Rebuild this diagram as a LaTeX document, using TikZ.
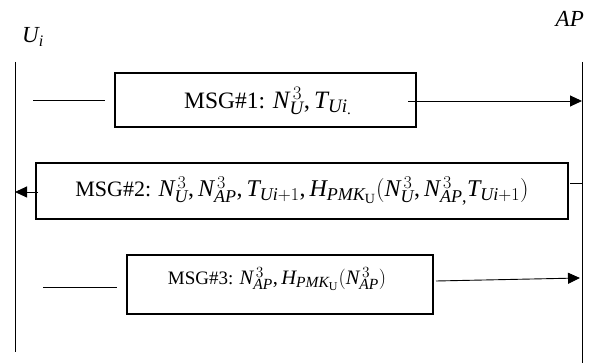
\RequirePackage{fix-cm}
\documentclass[tikz,border=0pt]{standalone}
\usepackage{fontspec}
\setmainfont{Liberation Serif}
% math letters and digits in the serif text face
\DeclareSymbolFont{letters}{TU}{\rmdefault}{m}{it}
\DeclareSymbolFont{operators}{TU}{\rmdefault}{m}{n}
\mathcode`,="602C
\mathcode`.="002E
% math set a little larger than the surrounding text
\DeclareMathSizes{23.5}{25}{19}{15}
\DeclareMathSizes{22}{24}{18}{14}
\DeclareMathSizes{19}{20.5}{15.5}{12}
\newcommand\Nc[1]{N_{#1}^{\mkern3mu 3}}
\usetikzlibrary{arrows.meta}
\tikzset{
  lifeline/.style={line width=0.9pt},
  msgbox/.style={draw, line width=1.4pt, rectangle, inner sep=0pt},
  msgtext/.style={inner sep=0pt},
  msgline/.style={line width=0.9pt},
  msgarrow/.style={line width=0.9pt, -{Triangle[length=12pt,width=11pt]}},
  actor/.style={inner sep=0pt, font=\fontsize{23}{27}\selectfont},
}
\begin{document}
\begin{tikzpicture}[x=1pt,y=-1pt]
  \useasboundingbox (0,0) rectangle (592,363);

  % participants
  \node[actor, anchor=base west] (ui) at (22,43) {$U_i$};
  \node[actor, anchor=base east] (ap) at (584,27) {\itshape AP};
  \coordinate (ltop) at (15,62);
  \coordinate (lbot) at (15,352);
  \coordinate (rtop) at (582,62);
  \coordinate (rbot) at (582,363);
  \draw[lifeline] (ltop) -- (lbot);
  \draw[lifeline] (rtop) -- (rbot);

  % message 1
  \node[msgbox, minimum width=301pt, minimum height=54pt] (m1) at (265.5,100) {};
  \node[msgtext, font=\fontsize{23.5}{28}\selectfont] (t1) at (268,101)
    {MSG\#1: $\Nc{U}, T_{Ui_{.}}$};
  \coordinate (a1) at (33,100);
  \coordinate (b1) at (105,100);
  \coordinate (c1) at (408,101);
  \coordinate (d1) at (582,101);
  \draw[msgline] (a1) -- (b1);
  \draw[msgarrow] (c1) -- (d1);

  % message 2
  \node[msgbox, minimum width=532pt, minimum height=56pt] (m2) at (302,191) {};
  \node[msgtext, font=\fontsize{22}{26}\selectfont] (t2) at (302,191)
    {MSG\#2: $\Nc{U}, \Nc{AP}, T_{Ui+1}, H_{PMK_{\mathrm{U}}}(\Nc{U}, \Nc{AP,} T_{Ui+1})$};
  \coordinate (a2) at (38,192);
  \coordinate (b2) at (15,192);
  \coordinate (c2) at (570,183);
  \coordinate (d2) at (582,183);
  \draw[msgarrow] (a2) -- (b2);
  \draw[msgline] (c2) -- (d2);

  % message 3
  \node[msgbox, minimum width=306pt, minimum height=59pt] (m3) at (280,284.5) {};
  \node[msgtext, font=\fontsize{19}{23}\selectfont] (t3) at (277,279)
    {MSG\#3: $\Nc{AP}, H_{PMK_{\mathrm{U}}}(\Nc{AP})$};
  \coordinate (a3) at (43,287);
  \coordinate (b3) at (117,287);
  \coordinate (c3) at (436,281);
  \coordinate (d3) at (580,278);
  \draw[msgline] (a3) -- (b3);
  \draw[msgarrow] (c3) -- (d3);
\end{tikzpicture}
\end{document}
++++++++++++++++++++
_WHAT IS EXPECTED_: Give the data above again in full and unchanged, skipping the pictures.

_THE RESPONSE_:
Rebuild this diagram as a LaTeX document, using TikZ.
\RequirePackage{fix-cm}
\documentclass[tikz,border=0pt]{standalone}
\usepackage{fontspec}
\setmainfont{Liberation Serif}
% math letters and digits in the serif text face
\DeclareSymbolFont{letters}{TU}{\rmdefault}{m}{it}
\DeclareSymbolFont{operators}{TU}{\rmdefault}{m}{n}
\mathcode`,="602C
\mathcode`.="002E
% math set a little larger than the surrounding text
\DeclareMathSizes{23.5}{25}{19}{15}
\DeclareMathSizes{22}{24}{18}{14}
\DeclareMathSizes{19}{20.5}{15.5}{12}
\newcommand\Nc[1]{N_{#1}^{\mkern3mu 3}}
\usetikzlibrary{arrows.meta}
\tikzset{
  lifeline/.style={line width=0.9pt},
  msgbox/.style={draw, line width=1.4pt, rectangle, inner sep=0pt},
  msgtext/.style={inner sep=0pt},
  msgline/.style={line width=0.9pt},
  msgarrow/.style={line width=0.9pt, -{Triangle[length=12pt,width=11pt]}},
  actor/.style={inner sep=0pt, font=\fontsize{23}{27}\selectfont},
}
\begin{document}
\begin{tikzpicture}[x=1pt,y=-1pt]
  \useasboundingbox (0,0) rectangle (592,363);

  % participants
  \node[actor, anchor=base west] (ui) at (22,43) {$U_i$};
  \node[actor, anchor=base east] (ap) at (584,27) {\itshape AP};
  \coordinate (ltop) at (15,62);
  \coordinate (lbot) at (15,352);
  \coordinate (rtop) at (582,62);
  \coordinate (rbot) at (582,363);
  \draw[lifeline] (ltop) -- (lbot);
  \draw[lifeline] (rtop) -- (rbot);

  % message 1
  \node[msgbox, minimum width=301pt, minimum height=54pt] (m1) at (265.5,100) {};
  \node[msgtext, font=\fontsize{23.5}{28}\selectfont] (t1) at (268,101)
    {MSG\#1: $\Nc{U}, T_{Ui_{.}}$};
  \coordinate (a1) at (33,100);
  \coordinate (b1) at (105,100);
  \coordinate (c1) at (408,101);
  \coordinate (d1) at (582,101);
  \draw[msgline] (a1) -- (b1);
  \draw[msgarrow] (c1) -- (d1);

  % message 2
  \node[msgbox, minimum width=532pt, minimum height=56pt] (m2) at (302,191) {};
  \node[msgtext, font=\fontsize{22}{26}\selectfont] (t2) at (302,191)
    {MSG\#2: $\Nc{U}, \Nc{AP}, T_{Ui+1}, H_{PMK_{\mathrm{U}}}(\Nc{U}, \Nc{AP,} T_{Ui+1})$};
  \coordinate (a2) at (38,192);
  \coordinate (b2) at (15,192);
  \coordinate (c2) at (570,183);
  \coordinate (d2) at (582,183);
  \draw[msgarrow] (a2) -- (b2);
  \draw[msgline] (c2) -- (d2);

  % message 3
  \node[msgbox, minimum width=306pt, minimum height=59pt] (m3) at (280,284.5) {};
  \node[msgtext, font=\fontsize{19}{23}\selectfont] (t3) at (277,279)
    {MSG\#3: $\Nc{AP}, H_{PMK_{\mathrm{U}}}(\Nc{AP})$};
  \coordinate (a3) at (43,287);
  \coordinate (b3) at (117,287);
  \coordinate (c3) at (436,281);
  \coordinate (d3) at (580,278);
  \draw[msgline] (a3) -- (b3);
  \draw[msgarrow] (c3) -- (d3);
\end{tikzpicture}
\end{document}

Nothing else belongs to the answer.